Es war schon bisher für Tausende, die eine ähnliche Geschichte haben, nicht lustig. Das FPÖVP-Regierungsübereinkommen beginnt mit der Feststellung, daß "die Sozialleistungen eine soziale Existenzsicherung garantieren". Diese Analyse widerspricht allen verfügbaren empirischen Daten. In Österreich haben im Gegensatz zu einer Anzahl von EU-Ländern die Arbeitslosenleistungen kein Mindestniveau. In der EU koppeln einige Staaten wie Dänemark, Niederlande, Portugal, Spanien das Mindestarbeitslosengeld an einen Mindestlohn, in anderen Ländern wie Belgien, Griechenland, Frankreich, Finnland und Schweden sind Mindestsätze festgelegt. Diese variieren zwischen 180 Schilling am Tag im Fall Griechenlands und 385 Schilling pro Tag in Schweden. Großbritannien und Irland zahlen Pauschalbeträge unabhängig vom vorherigen Erwerbs-einkommen. In Österreich ist der niedrigste Tagsatz 58,50 Schilling. Diese Höhe kann nicht als armutsvermeidend angesehen werden.

Arbeit schützt vor Armut nicht. In unseren Sozialberatungsstellen sind wir immer mehr mit Menschen konfrontiert, die arbeiten und trotzdem nicht genug zum Leben haben. 200.000 Personen, davon 93.000 Kinder, leben in Haushalten, wo unselbständige Erwerbstätigkeit und akute Armut gleichzeitig vorliegt. Diese neuen "Working poor" arbeiten Teilzeit, geringfügig, in Leiharbeit oder als Scheinselbständige. Der Trend atypischer Beschäftigung ist unumkehrbar und muß deshalb auch sozialpolitisch gestaltet werden. Neue Arbeitsformen brauchen neue soziale Antworten.

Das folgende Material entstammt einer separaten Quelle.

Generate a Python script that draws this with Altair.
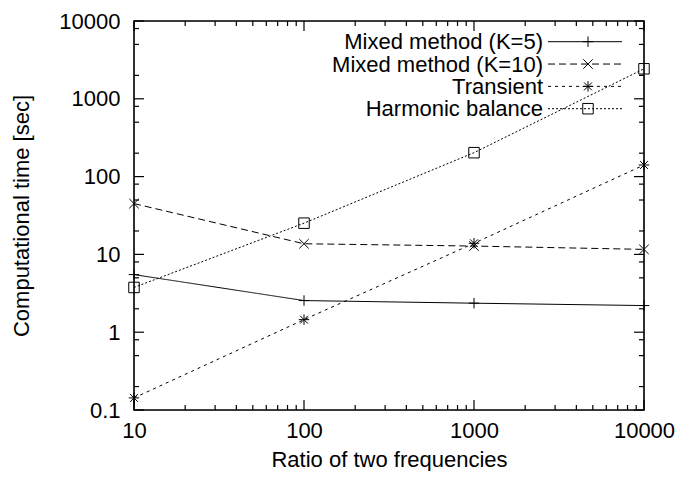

Auch die für die Armutsbekämpfung dringend notwendige Reform der Sozialhilfe ist der Regierung kein Anliegen. Die Sozialhilfe weist keine bundeseinheitlichen Standards auf, verstärkt die Stigmatisierung der Betroffenen und ist durch das Fehlen klarer Regelungen anfällig für Willkürentscheidungen der Ämter. Während die Zahl der von Arbeitslosigkeit Betroffenen in den letzten Jahren massiv angestiegen ist, sinkt die Zahl der Empfänger offener Sozialhilfe. Wer Anspruch auf Sozialhilfe hat, bekommt sie deswegen also noch lange nicht.

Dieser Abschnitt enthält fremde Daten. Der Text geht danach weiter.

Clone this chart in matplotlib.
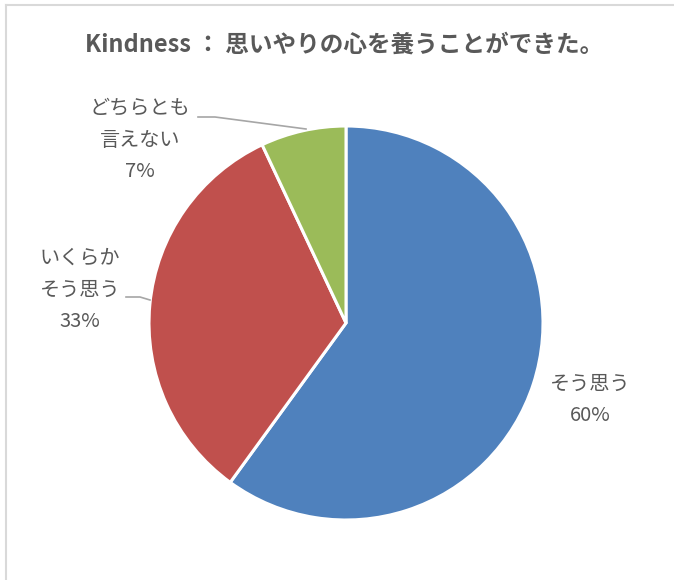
import matplotlib; matplotlib.use('Agg')
import matplotlib.pyplot as plt
from matplotlib.lines import Line2D

plt.rcParams['font.family'] = ['Noto Sans CJK JP', 'DejaVu Sans']

W, H = 674, 580
TXT = '#595959'

categories = ['そう思う', 'いくらか\nそう思う', 'どちらとも\n言えない']
values = [60, 33, 7]
colors = ['#4F81BD', '#C0504D', '#9BBB59']
title = 'Kindness ： 思いやりの心を養うことができた。'

fig = plt.figure(figsize=(W/100, H/100), dpi=100)

def fx(px): return px / W
def fy(py): return 1 - py / H

# chart frame (only left and top edges visible in the crop)
fig.add_artist(Line2D([fx(6), fx(6)], [fy(5), 0], color='#D9D9D9', lw=1.5))
fig.add_artist(Line2D([fx(6), 1], [fy(5), fy(5)], color='#D9D9D9', lw=1.5))

cx, cy, r = 346, 323, 197
ax = fig.add_axes([fx(cx - r), fy(cy + r), 2*r/W, 2*r/H])
ax.pie(values, colors=colors, startangle=90, counterclock=False, radius=1,
       wedgeprops=dict(edgecolor='white', linewidth=2.2))
ax.set_xlim(-1, 1); ax.set_ylim(-1, 1)
ax.axis('off')

fig.text(fx(344), fy(45), title, ha='center', va='center', fontsize=17,
         fontweight='bold', color=TXT)

# data labels: category + percent
lab_pos = [(590, 400), (80, 290), (140, 140)]
for (px, py), c, v in zip(lab_pos, categories, values):
    fig.text(fx(px), fy(py), f'{c}\n{v}%', ha='center', va='center', fontsize=14.5,
             color=TXT, linespacing=1.68)

# leader lines
fig.add_artist(Line2D([fx(126), fx(140), fx(150)], [fy(297), fy(297), fy(300)], color='#A6A6A6', lw=1.2))
fig.add_artist(Line2D([fx(198), fx(215), fx(306)], [fy(117), fy(117), fy(129)], color='#A6A6A6', lw=1.2))

fig.savefig('out.png', dpi=100)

Das Einfrieren der aktiven Arbeitsmarktpolitik ist sozialpolitisch unklug. Österreich lag da bisher schon im Schlußfeld europäischer Staaten. Die Einführung von Zwangsbeschäftigung für Langzeitarbeitslose ist in dieser Form europäisch einzigartig und wenig sinnvoll. Das ist ein soziales Abstellgleis für Benachteiligte, haut den Arbeitsmarkt im Umwelt- und Sozialbereich zusammen, vernichtet flächendeckend erworbene Qualifikationen, vermischt hilfebedürftige Gruppen und untergräbt den Kollektivvertrag. Völlig unklar ist, was mit den vielen Schwervermittelbaren - Alkoholkranke, Obdachlose, Behinderte - passiert. Viel sinnvoller wäre die Unterstützung von Projekten am zweiten Arbeitsmarkt, die Forcierung von Qualifikationsmaßnahmen, wo diejenigen, die das Tempo am ersten Arbeitsmarkt nicht halten können, wieder Tritt fassen.

Skurril wird es, wenn der Zwanzig-Prozent-Aufschlag den Namen "Bürgergeld" erhält. Zwangsbeschäftigung hat nichts mit Bürgergesellschaft zu tun. Das ist eine obrigkeitstaatliche Maßnahme, die unverträglich ist mit dem freien Engagement der Zivilgesellschaft.

Der Autor arbeitet als Sozialexperte bei der Diakonie Österreich.